Wpis z mikrobloga

#pytaniedorozowychpaskow #modadamska #firstworldproblems pytanie mam z kategorii życiowych. istotnych, poważnych... w sobotę idę na wesele, zapowiadają zajebistą pogodę, a do teg przed przyjazdem młodych na sale mam troche pracy z ozdobami na zewnątrz. No ale do sedna... czy mogę założyć czarne "grube" rajstopy? takie 40tki myślałam. Sukienkę mam intensywnie niebieską, "grubą", do kolan oczywiście. Buty i tak planowałam czarne.

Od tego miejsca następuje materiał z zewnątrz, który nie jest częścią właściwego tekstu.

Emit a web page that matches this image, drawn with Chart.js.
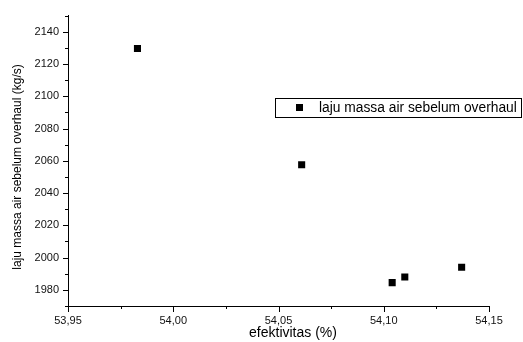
<!DOCTYPE html>
<html><head><meta charset="utf-8">
<script src="https://cdn.jsdelivr.net/npm/chart.js@4/dist/chart.umd.min.js"></script>
<style>html,body{margin:0;padding:0;background:#fff}#wrap{width:523px;height:342px}</style>
</head><body><div id="wrap"><canvas id="c" width="523" height="342"></canvas></div>
<script>
const seriesLabel = 'laju massa air sebelum overhaul';
const efektivitas = [53.983, 54.061, 54.104, 54.110, 54.137];
const lajuMassa = [2129.6, 2057.5, 1984.5, 1988.0, 1994.0];
const xTicks = [53.95, 54.00, 54.05, 54.10, 54.15];
const yTicks = [1980, 2000, 2020, 2040, 2060, 2080, 2100, 2120, 2140];
const xTitle = 'efektivitas (%)';
const yTitle = 'laju massa air sebelum overhaul (kg/s)';

const FONT = '"Liberation Sans", Arial, sans-serif';

const extras = {
  id: 'extras',
  afterDraw(chart) {
    const ctx = chart.ctx, xs = chart.scales.x, ys = chart.scales.y;
    const ca = chart.chartArea;
    ctx.save();
    ctx.strokeStyle = '#000'; ctx.lineWidth = 1;
    for (let v = 1970; v <= 2150; v += 10) {
      const p = Math.round(ys.getPixelForValue(v)) + 0.5;
      const len = (v % 20 === 0) ? 5 : 3;
      ctx.beginPath(); ctx.moveTo(ca.left - len, p); ctx.lineTo(ca.left, p); ctx.stroke();
    }
    for (let i = 0; i <= 8; i++) {
      const v = 53.95 + i * 0.025;
      const p = Math.round(xs.getPixelForValue(v)) + 0.5;
      const len = (i % 2 === 0) ? 6 : 3;
      ctx.beginPath(); ctx.moveTo(p, ca.bottom); ctx.lineTo(p, ca.bottom + len); ctx.stroke();
    }
    ctx.fillStyle = '#000';
    ctx.font = '14px ' + FONT;
    ctx.textAlign = 'center'; ctx.textBaseline = 'middle';
    ctx.fillText(xTitle, 293, 333);
    ctx.font = '12px ' + FONT;
    ctx.save();
    ctx.translate(18, 167); ctx.rotate(-Math.PI / 2);
    ctx.fillText(yTitle, 0, 0);
    ctx.restore();
    ctx.strokeStyle = '#000'; ctx.lineWidth = 1;
    ctx.strokeRect(275.5, 98.5, 246, 19);
    ctx.fillRect(296, 104, 7, 7);
    ctx.font = '13.8px ' + FONT;
    ctx.textAlign = 'left'; ctx.textBaseline = 'middle';
    ctx.fillText(chart.data.datasets[0].label, 319, 108);
    ctx.restore();
  }
};

new Chart(document.getElementById('c'), {
  type: 'scatter',
  data: {
    datasets: [{
      label: seriesLabel,
      data: efektivitas.map((x, i) => ({ x, y: lajuMassa[i] })),
      pointStyle: 'rect',
      pointRadius: 5,
      pointHoverRadius: 5,
      borderWidth: 0,
      backgroundColor: '#000',
      borderColor: '#000'
    }]
  },
  options: {
    responsive: false,
    animation: false,
    devicePixelRatio: 1,
    layout: { padding: { left: 0, top: 13, right: 34, bottom: 0 } },
    plugins: { legend: { display: false }, tooltip: { enabled: false } },
    scales: {
      x: {
        type: 'linear', min: 53.95, max: 54.15,
        afterBuildTicks(s) { s.ticks = xTicks.map(v => ({ value: v })); },
        afterFit(s) { s.height = 36; },
        grid: { display: false, drawTicks: false },
        border: { display: true, color: '#000', width: 1 },
        ticks: {
          color: '#111', padding: 8, maxRotation: 0, autoSkip: false,
          font: { family: FONT, size: 11 },
          callback: v => Number(v).toFixed(2).replace('.', ',')
        }
      },
      y: {
        type: 'linear', min: 1970, max: 2150,
        afterBuildTicks(s) { s.ticks = yTicks.map(v => ({ value: v })); },
        afterFit(s) { s.width = 68; },
        grid: { display: false, drawTicks: false },
        border: { display: true, color: '#000', width: 1 },
        ticks: {
          color: '#111', padding: 9, autoSkip: false,
          font: { family: FONT, size: 11 },
          callback: v => String(v)
        }
      }
    }
  },
  plugins: [extras]
});
</script>
</body></html>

Wiem, ze to mniej eleganckie niż zwykłe rajtki, ale warunki chyba wybaczają, co?
  • 13
@hasek34: matka młodej jest straszną tradycjonalistką i myślę, że nawet w zamieci śnieżnej powitanie ich będzie przed salą ;) no i młodzi tak czy inaczej przejdą od auta do sali i chciałyśmy ułożyć ścieżkę z tealightów w świecznikach.
@kawazrana: to ja bym nie założyła do nich grubych czarnych rajstop. słabo to będzie wyglądać jak masz całe ręce odkryte. możesz założyć ewentualnie czarne, ale cienkie. a na to dekorowanie po prostu jakiś długi płaszcz i dasz radę :)
@kawazrana: ja bym założyła pod spodem cienkie a na wierzchu grube, po wejściu na salę i rozebraniu się z płaszcza szybko pozbyla bym się tych grubych, przy takiej sukience z rękawkiem myślę że grube rajstopy w styczniu można wybaczyć na czas ślubu i powitania przed salą.